Green’s Dictionary of Slang

gee n.1

[abbr. SE gee-gee, a horse]

a horse.

[UK]M.E. Kennard Girl in the Brown Habit I 15: I suppose our ‘gees’ will jump all right.
[Aus]Dead Bird (Sydney) 2 Nov. 7/4: A two-year-old’s running may sometimes be bad, / And you vow for that ‘gee’ you will never more vote.
[UK]A. Hope Dolly Dialogues 20: You can’t go ridin’ without gees can you?
[Aus]Truth (Sydney) 10 Jan. 5/3: I’m but the worried owner of just half-a-dozen gees.
[UK]Sporting Times 17 Feb. 1/2: What the deuce do we care, boy, what jacket you wear / When your gee is the first past the post.
[Aus]Sun.
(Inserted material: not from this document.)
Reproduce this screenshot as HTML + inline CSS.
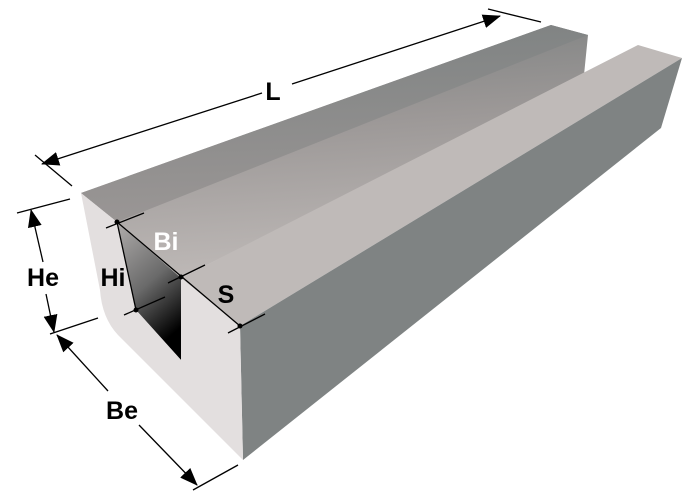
<!DOCTYPE html>
<html><head><style>html,body{margin:0;padding:0;background:#fff}svg{display:block}</style></head>
<body>
<svg width="690" height="502" viewBox="0 0 690 502" xmlns="http://www.w3.org/2000/svg">
<defs>
<linearGradient id="lt" x1="0" y1="0" x2="0.15" y2="1">
<stop offset="0" stop-color="#7b7f7f"/><stop offset="0.45" stop-color="#9c9897"/><stop offset="1" stop-color="#bdb8b6"/></linearGradient>
<linearGradient id="tp" x1="0" y1="0" x2="0.1" y2="1">
<stop offset="0" stop-color="#7e8282"/><stop offset="1" stop-color="#9a9695"/></linearGradient>
<linearGradient id="slot" x1="0" y1="0" x2="0.4" y2="1">
<stop offset="0" stop-color="#b0adac"/><stop offset="0.55" stop-color="#6a6a6a"/><stop offset="1" stop-color="#000"/></linearGradient>
<marker id="ar2" markerWidth="18" markerHeight="14" refX="17" refY="7" orient="auto-start-reverse" markerUnits="userSpaceOnUse">
<path d="M0,0 L18,7 L0,14 Z" fill="#000"/></marker>
</defs>
<polygon points="81,193 551,25 588,35 584,75 181,278 117,222" fill="url(#lt)"/>
<polygon points="81,193 551,25 588,35 117,222" fill="url(#tp)"/>
<polygon points="117,222 181,278 181,360 136,310" fill="url(#slot)"/>
<polygon points="181,278 638,45 682,58 240,326" fill="#bfbab8"/>
<polygon points="240,326 682,58 661,128 243,460" fill="#7f8383"/>
<path d="M81,193 L117,222 L136,310 L181,360 L181,278 L240,326 L243,460 L118,335 Q102,318 100,290 Z" fill="#e3dfdf"/>
<g stroke="#000" stroke-width="1.3" fill="none">
<line x1="35" y1="155" x2="72" y2="186"/>
<line x1="488" y1="9" x2="541" y2="22"/>
<line x1="42" y1="164" x2="262" y2="93" marker-start="url(#ar2)"/>
<line x1="292" y1="84" x2="500" y2="16" marker-end="url(#ar2)"/>
<line x1="17" y1="213" x2="70" y2="199"/>
<line x1="50" y1="334" x2="98" y2="318"/>
<line x1="31" y1="210" x2="43" y2="262" marker-start="url(#ar2)"/>
<line x1="46" y1="294" x2="54" y2="332" marker-end="url(#ar2)"/>
<line x1="57" y1="335" x2="108" y2="391" marker-start="url(#ar2)"/>
<line x1="139" y1="425" x2="197" y2="485" marker-end="url(#ar2)"/>
<line x1="193" y1="490" x2="238" y2="465"/>
<line x1="117" y1="222" x2="136" y2="310"/>
<line x1="117" y1="222" x2="240" y2="326"/>
<line x1="106" y1="228" x2="144" y2="213"/>
<line x1="168" y1="283" x2="205" y2="265"/>
<line x1="124" y1="315" x2="165" y2="297"/>
<line x1="228" y1="333" x2="265" y2="314"/>
</g>
<g fill="#000"><circle cx="117" cy="222" r="2.5"/><circle cx="181" cy="277" r="2.5"/><circle cx="136" cy="310" r="2.5"/><circle cx="240" cy="326" r="2.5"/></g>
<g font-family="Liberation Sans, sans-serif" font-weight="bold" font-size="25">
<text x="273" y="100" text-anchor="middle">L</text>
<text x="43" y="286" text-anchor="middle">He</text>
<text x="113" y="286" text-anchor="middle">Hi</text>
<text x="166" y="250" text-anchor="middle" fill="#fff">Bi</text>
<text x="226" y="303" text-anchor="middle">S</text>
<text x="122" y="419" text-anchor="middle">Be</text>
</g>
</svg>
</body></html>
Times (Perth) 21 June 4/8: Goes the gun [i.e. swindler] where goes the gee, / Goes the thimble, goes the pea.
[UK]‘Doss Chiderdoss’ ‘Wait and See!’ Sporting Times 9 Apr. 1/3: I can turn a smilin’ face / On the bloke who likes a flutter on a gee.
[UK]C. Holme Lonely Plough (1931) 169: He preferred the old gee to all the petrol-puffers in creation.
[UK]W. Holtby South Riding (1988) 278: When you want a little spot cash, all you’ve got to do is to sell a gee or something.
[US]A.J. Liebling Honest Rainmaker (1991) 17: Mr. ‘Kid’ Bloggs [...] a smart Handicapper of the Gees.